▶ Exercise brief:
Identify the lines holding "this" and copy them.

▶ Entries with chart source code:
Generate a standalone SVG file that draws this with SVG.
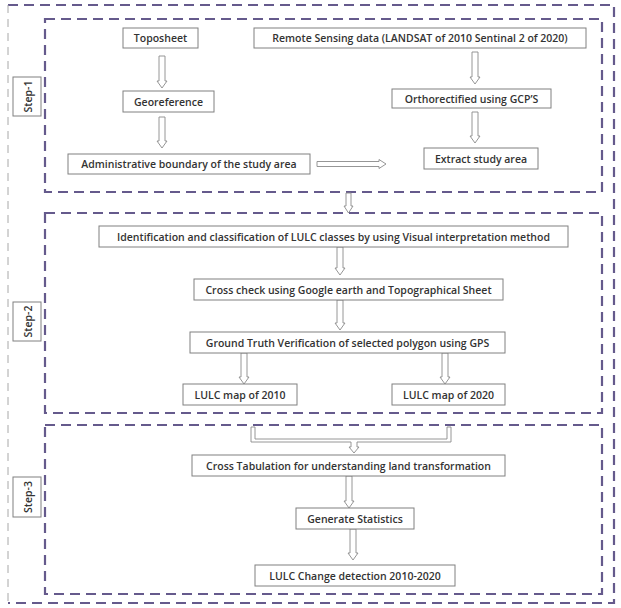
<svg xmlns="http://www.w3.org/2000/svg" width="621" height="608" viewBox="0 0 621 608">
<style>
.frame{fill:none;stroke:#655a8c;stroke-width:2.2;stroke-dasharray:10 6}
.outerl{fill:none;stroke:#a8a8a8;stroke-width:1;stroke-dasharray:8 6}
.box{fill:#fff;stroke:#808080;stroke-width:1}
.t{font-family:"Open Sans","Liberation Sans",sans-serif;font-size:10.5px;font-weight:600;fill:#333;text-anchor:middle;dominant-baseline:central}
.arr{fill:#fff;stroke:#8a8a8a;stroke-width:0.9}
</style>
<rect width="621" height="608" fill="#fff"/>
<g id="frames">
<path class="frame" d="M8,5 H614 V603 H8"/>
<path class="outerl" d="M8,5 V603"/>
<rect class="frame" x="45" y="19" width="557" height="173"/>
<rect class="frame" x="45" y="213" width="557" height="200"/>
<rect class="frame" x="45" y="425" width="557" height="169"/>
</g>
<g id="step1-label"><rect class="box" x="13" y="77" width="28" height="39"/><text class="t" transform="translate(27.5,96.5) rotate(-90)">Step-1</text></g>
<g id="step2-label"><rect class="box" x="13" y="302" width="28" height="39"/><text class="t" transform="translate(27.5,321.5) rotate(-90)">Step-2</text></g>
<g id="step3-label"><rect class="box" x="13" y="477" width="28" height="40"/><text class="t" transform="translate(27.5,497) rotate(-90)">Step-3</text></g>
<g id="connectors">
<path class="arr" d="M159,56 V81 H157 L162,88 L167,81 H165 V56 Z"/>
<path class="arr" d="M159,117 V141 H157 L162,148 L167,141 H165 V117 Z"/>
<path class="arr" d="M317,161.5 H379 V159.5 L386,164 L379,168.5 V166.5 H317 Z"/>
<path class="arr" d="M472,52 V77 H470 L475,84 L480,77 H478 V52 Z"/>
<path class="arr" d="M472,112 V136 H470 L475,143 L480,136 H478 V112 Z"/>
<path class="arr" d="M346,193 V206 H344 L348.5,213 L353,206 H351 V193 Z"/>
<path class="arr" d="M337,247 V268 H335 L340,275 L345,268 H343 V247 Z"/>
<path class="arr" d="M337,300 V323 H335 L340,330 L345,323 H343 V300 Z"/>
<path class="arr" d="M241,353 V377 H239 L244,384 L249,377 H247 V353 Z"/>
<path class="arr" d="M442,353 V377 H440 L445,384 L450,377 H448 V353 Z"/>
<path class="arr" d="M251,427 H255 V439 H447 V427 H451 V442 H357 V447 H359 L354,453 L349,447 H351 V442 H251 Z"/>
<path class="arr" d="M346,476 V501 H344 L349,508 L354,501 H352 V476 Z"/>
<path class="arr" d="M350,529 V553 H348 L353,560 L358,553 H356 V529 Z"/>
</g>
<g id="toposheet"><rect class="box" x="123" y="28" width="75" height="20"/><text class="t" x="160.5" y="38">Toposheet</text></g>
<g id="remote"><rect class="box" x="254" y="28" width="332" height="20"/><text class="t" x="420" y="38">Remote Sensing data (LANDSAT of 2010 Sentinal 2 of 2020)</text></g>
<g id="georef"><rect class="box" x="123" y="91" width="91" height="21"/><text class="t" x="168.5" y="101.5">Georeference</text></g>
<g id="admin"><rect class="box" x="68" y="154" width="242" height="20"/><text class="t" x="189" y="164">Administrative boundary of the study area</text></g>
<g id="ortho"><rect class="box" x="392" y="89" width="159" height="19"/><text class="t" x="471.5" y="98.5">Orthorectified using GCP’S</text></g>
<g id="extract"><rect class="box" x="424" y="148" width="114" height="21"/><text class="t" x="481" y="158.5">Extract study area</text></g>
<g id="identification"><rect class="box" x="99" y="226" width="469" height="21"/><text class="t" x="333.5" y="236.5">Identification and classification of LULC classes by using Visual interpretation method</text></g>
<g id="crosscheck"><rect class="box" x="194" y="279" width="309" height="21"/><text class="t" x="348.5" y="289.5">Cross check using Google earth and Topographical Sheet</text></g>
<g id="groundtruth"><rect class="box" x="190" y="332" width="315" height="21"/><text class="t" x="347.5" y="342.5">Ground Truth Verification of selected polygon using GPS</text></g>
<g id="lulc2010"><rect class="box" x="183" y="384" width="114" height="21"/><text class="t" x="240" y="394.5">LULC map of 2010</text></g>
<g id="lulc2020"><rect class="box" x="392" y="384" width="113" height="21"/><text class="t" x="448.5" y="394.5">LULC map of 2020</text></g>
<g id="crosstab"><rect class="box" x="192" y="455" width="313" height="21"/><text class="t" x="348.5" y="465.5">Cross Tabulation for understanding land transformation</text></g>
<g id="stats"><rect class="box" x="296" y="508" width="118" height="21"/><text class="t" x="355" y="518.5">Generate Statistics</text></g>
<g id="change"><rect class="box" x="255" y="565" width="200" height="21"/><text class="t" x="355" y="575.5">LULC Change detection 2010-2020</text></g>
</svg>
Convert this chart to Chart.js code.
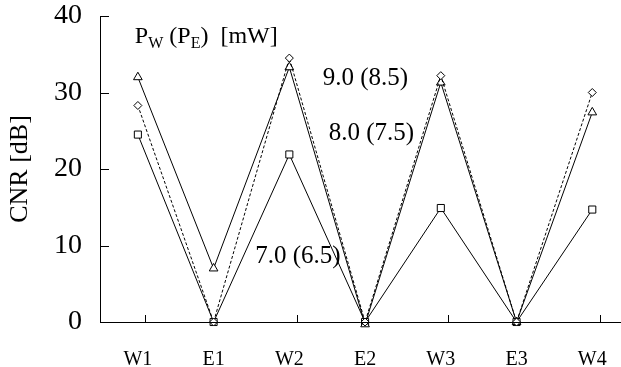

▶ Reply to the exercise:
Generate a standalone SVG file that draws this with SVG.
Convert this chart to Chart.js code.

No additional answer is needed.